Thursday, 15 March 2012

Breakfast Treats

The early bird gets a hearty breakfast.



Often on Saturday and Sunday mornings hubby and I will laze around in bed till it has healthily passed 10 in the morning. Then we roll out of bed and climb into his nifty Alfa to head off for a late breakfast. And we regularly haunt four places for breakfast.

And we find that Cafe Beviamo and Toby's Estate do great granolas, while Laurent Bernard the Chocolatier dishes out a banana and blueberry crepe that is to die for. His eggs benedict are also superb, although Brunetti comes in a very close second in this department.
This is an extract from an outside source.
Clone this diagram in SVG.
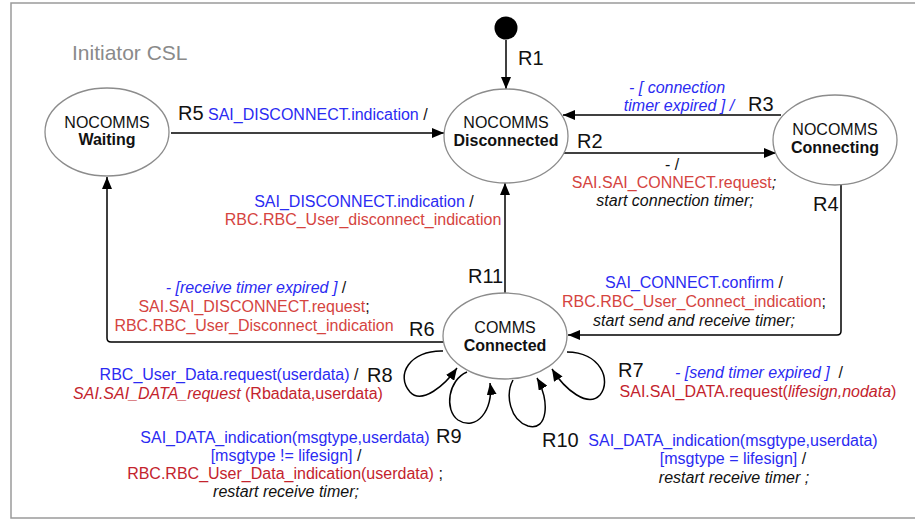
<svg xmlns="http://www.w3.org/2000/svg" width="915" height="521" viewBox="0 0 915 521">
  <defs>
    <marker id="arrow" viewBox="0 0 12 10" refX="12" refY="5" markerWidth="12" markerHeight="10" markerUnits="userSpaceOnUse" orient="auto">
      <path d="M0,0 L12,5 L0,10 z" fill="#000"/>
    </marker>
    <style>
      text { font-family: "Liberation Sans", Arial, Helvetica, sans-serif; font-size: 16px; fill: #111; }
      .state { fill: #fff; stroke: #8c8c8c; stroke-width: 1.3; }
      .name { text-anchor: middle; }
      .b { font-weight: bold; }
      .rl { font-size: 20px; }
      .c { text-anchor: middle; }
      .blue { fill: #2b2bf2; }
      .red { fill: #d5443f; }
      .dred { fill: #c3232d; }
      .blk { fill: #111; }
      .it { font-style: italic; }
      .edge { fill: none; stroke: #000; stroke-width: 1.5; marker-end: url(#arrow); }
    </style>
  </defs>

  <rect width="915" height="521" fill="#fff"/>
  <!-- enclosing frame, open to the right -->
  <rect x="11" y="3" width="930" height="515" fill="none" stroke="#9a9a9a" stroke-width="1.5"/>
  <text x="72" y="60" style="font-size:21px;fill:#8a8a8a">Initiator CSL</text>

  <!-- transitions -->
  <g id="connectors">
    <path id="r1" class="edge" d="M506,40 L506,89"/>
    <path id="r5" class="edge" d="M171,133 L444,133"/>
    <path id="r3" class="edge" d="M781,115 L563,115"/>
    <path id="r2" class="edge" d="M564,153 L776,153"/>
    <path id="r4" class="edge" d="M841,184 L841,331 Q841,335 837,335 L568,335"/>
    <path id="r11" class="edge" d="M505,293 L505,183"/>
    <path id="r6" class="edge" d="M444,342 L111,342 Q107,342 107,338 L107,177"/>
    <path id="r8" class="edge" d="M443,351 C410,350 395,375 410,392 C422,405 445,385 457,368"/>
    <path id="r9" class="edge" d="M467,372 C448,380 444,410 458,420 C476,432 494,410 490,383"/>
    <path id="r10" class="edge" d="M513,380 C505,395 510,420 528,426 C548,432 550,400 537,378"/>
    <path id="r7" class="edge" d="M567,352 C600,352 612,380 600,395 C588,408 565,390 552,369"/>
  </g>

  <!-- initial pseudo-state -->
  <g id="initial">
    <circle cx="506" cy="28" r="11.5" fill="#000"/>
  </g>

  <!-- states -->
  <g id="nocomms-waiting">
    <ellipse class="state" cx="107" cy="132" rx="62" ry="44"/>
    <text class="name" x="107" y="128">NOCOMMS</text>
    <text class="name b" x="107" y="145">Waiting</text>
  </g>
  <g id="nocomms-disconnected">
    <ellipse class="state" cx="506" cy="136" rx="62" ry="47"/>
    <text class="name" x="506" y="128">NOCOMMS</text>
    <text class="name b" x="506" y="146">Disconnected</text>
  </g>
  <g id="nocomms-connecting">
    <ellipse class="state" cx="835" cy="140" rx="62" ry="45"/>
    <text class="name" x="835" y="135">NOCOMMS</text>
    <text class="name b" x="835" y="153">Connecting</text>
  </g>
  <g id="comms-connected">
    <ellipse class="state" cx="505" cy="336" rx="62" ry="43"/>
    <text class="name" x="505" y="333">COMMS</text>
    <text class="name b" x="505" y="351">Connected</text>
  </g>

  <!-- transition labels -->
  <g id="labels">
    <text class="rl" x="518" y="65">R1</text>

    <text class="rl" x="178" y="120">R5</text>
    <text x="208" y="120"><tspan class="blue">SAI_DISCONNECT.indication</tspan><tspan class="blk"> /</tspan></text>

    <text class="c blue it" x="677" y="93">- [ connection</text>
    <text class="c blue it" x="679" y="111">timer expired ] /</text>
    <text class="rl" x="748" y="111">R3</text>

    <text class="rl" x="577" y="148">R2</text>
    <text class="c" x="672" y="170">- /</text>
    <text class="c" x="674" y="188"><tspan class="red">SAI.SAI_CONNECT.request</tspan><tspan class="blk it">;</tspan></text>
    <text class="c it" x="675" y="206">start connection timer;</text>

    <text class="rl" x="813" y="211">R4</text>
    <text class="c" x="694" y="288"><tspan class="blue">SAI_CONNECT.confirm</tspan><tspan class="blk"> /</tspan></text>
    <text class="c" x="694" y="307"><tspan class="red">RBC.RBC_User_Connect_indication</tspan><tspan class="blk">;</tspan></text>
    <text class="c it" x="694" y="326">start send and receive timer;</text>

    <text class="rl" x="468" y="283">R11</text>
    <text class="c" x="364" y="207"><tspan class="blue">SAI_DISCONNECT.indication</tspan><tspan class="blk"> /</tspan></text>
    <text class="c red" x="363" y="225">RBC.RBC_User_disconnect_indication</text>

    <text class="rl" x="409" y="336">R6</text>
    <text class="c" x="256" y="293"><tspan class="blue it">- [receive timer expired ]</tspan><tspan class="blk"> /</tspan></text>
    <text class="c" x="254" y="312"><tspan class="red">SAI.SAI_DISCONNECT.request</tspan><tspan class="blk">;</tspan></text>
    <text class="c red" x="254" y="331">RBC.RBC_User_Disconnect_indication</text>

    <text class="rl" x="367" y="382">R8</text>
    <text class="c" x="229" y="380"><tspan class="blue">RBC_User_Data.request(userdata)</tspan><tspan class="blk"> /</tspan></text>
    <text class="c dred" x="228" y="399"><tspan class="it">SAI.SAI_DATA_request</tspan> (Rbadata,userdata)</text>

    <text class="rl" x="436" y="443">R9</text>
    <text class="c blue" x="285" y="443">SAI_DATA_indication(msgtype,userdata)</text>
    <text class="c" x="286" y="461"><tspan class="blue">[msgtype != lifesign]</tspan><tspan class="blk"> /</tspan></text>
    <text class="c" x="285" y="479"><tspan class="dred">RBC.RBC_User_Data_indication(userdata)</tspan><tspan class="blk"> ;</tspan></text>
    <text class="c it" x="286" y="497">restart receive timer;</text>

    <text class="rl" x="542" y="447">R10</text>
    <text class="c blue" x="733" y="446">SAI_DATA_indication(msgtype,userdata)</text>
    <text class="c" x="733" y="464"><tspan class="blue">[msgtype = lifesign]</tspan><tspan class="blk"> /</tspan></text>
    <text class="c it" x="734" y="483">restart receive timer ;</text>

    <text class="rl" x="618" y="377">R7</text>
    <text class="c" x="759" y="378"><tspan class="blue it">- [send timer expired ]</tspan><tspan class="blk" xml:space="preserve">  /</tspan></text>
    <text class="c dred" x="758" y="397">SAI.SAI_DATA.request(<tspan class="it">lifesign,nodata</tspan>)</text>
  </g>
</svg>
But once ever so often we do our own cooked breakfast. And we can whip up an absolutely mouth watering French toast, using Gardenier banana and walnut loaf as the differentiating factor. Baking the pan fried concoction is the second difference. The last is in coating the toast in maple syrup and a generous dusting of icing sugar.

Alternatively, we will whip up some scrambled eggs. My hubby's recipe has his own signature twists. He adds a generous amount of freshly squeezed orange juice to make the eggs cook even runnier. And just as the eggs are done, he liberally laces his eggs with slices of Norwegian smoked salmon.

Or I would whip up a mean omelette that's filled with snow peas, grated mature cheddar, and crispy bacon bits. The secret in my arson of cooking tricks is to add good old trusty salt to my beaten egg mixture before I pour that into the frying pan.

And if we're into appeasing our sweet tooth, there's an egg custard recipe I learned from my mum that I can whip up. Into the beaten eggs we add heaps full of Milo and an equally generous spoons full of condensed milk. And out of the steamer is a custard that's as smooth to the palate as it is to the eyes.